Rarement WWDC fut plus dense, aussi fournie en informations neuves, et d’une importance que l’on ne commence à mesurer qu’avec un peu de recul. Que s’est-il donc vraiment passé ce 2 juin 2014 ? Sans doute plus, énormément plus que ce que l’on serait tenté d’y voir au premier abord. En surface, OS X Yosemite et iOS 8 ont bénéficié de nouvelles fonctions, la plupart d’ailleurs héritées de propositions concurrentes : iCloud Drive n’est guère différent de la solution cloud de Microsoft, Quicktype ressemble à s’y méprendre aux claviers customisables du monde Android et l’on pourrait continuer ainsi pour la quasi totalité des « nouveautés » présentées lors de la conférence. Et pourtant, ce serait certainement une grossière erreur de s’arrêter à ces simples considérations de qui a fait quoi en premier avant d’inspirer l’autre. 
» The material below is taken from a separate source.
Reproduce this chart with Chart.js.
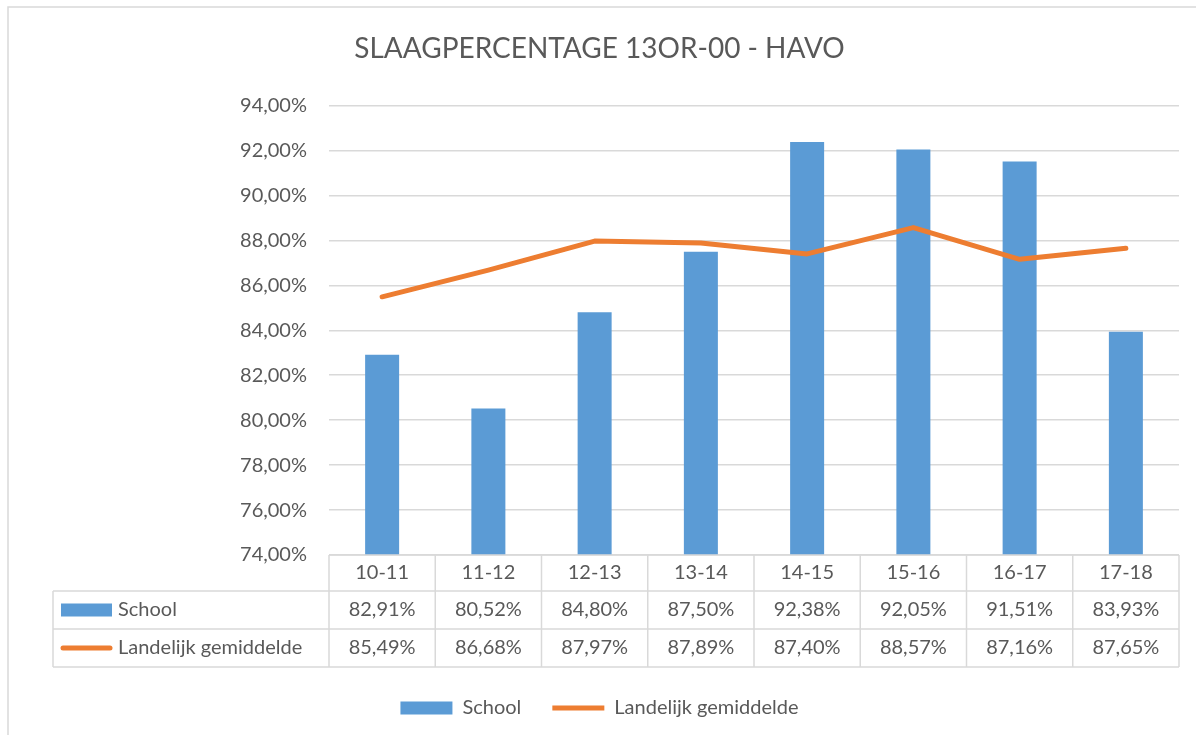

Un seul mot suffirait en fait à résumer l’ampleur de ce qu’Apple a réellement présenté : Continuity. Ce simple terme décrit l’ensemble des passerelles techniques qu’Apple a mis en oeuvre afin de relier de façon totalement transparente OS X à iOS; plutôt que de forcer les utilisateurs à rentrer dans un moule unique, comme ce que Microsoft a fait avec Windows 8, Apple a considéré que ce qui comptait n’était pas l’unification totale de l’interface (qui n’aura donc jamais lieu) mais la facilité avec laquelle les informations transitent d’un système mobile à un système desktop.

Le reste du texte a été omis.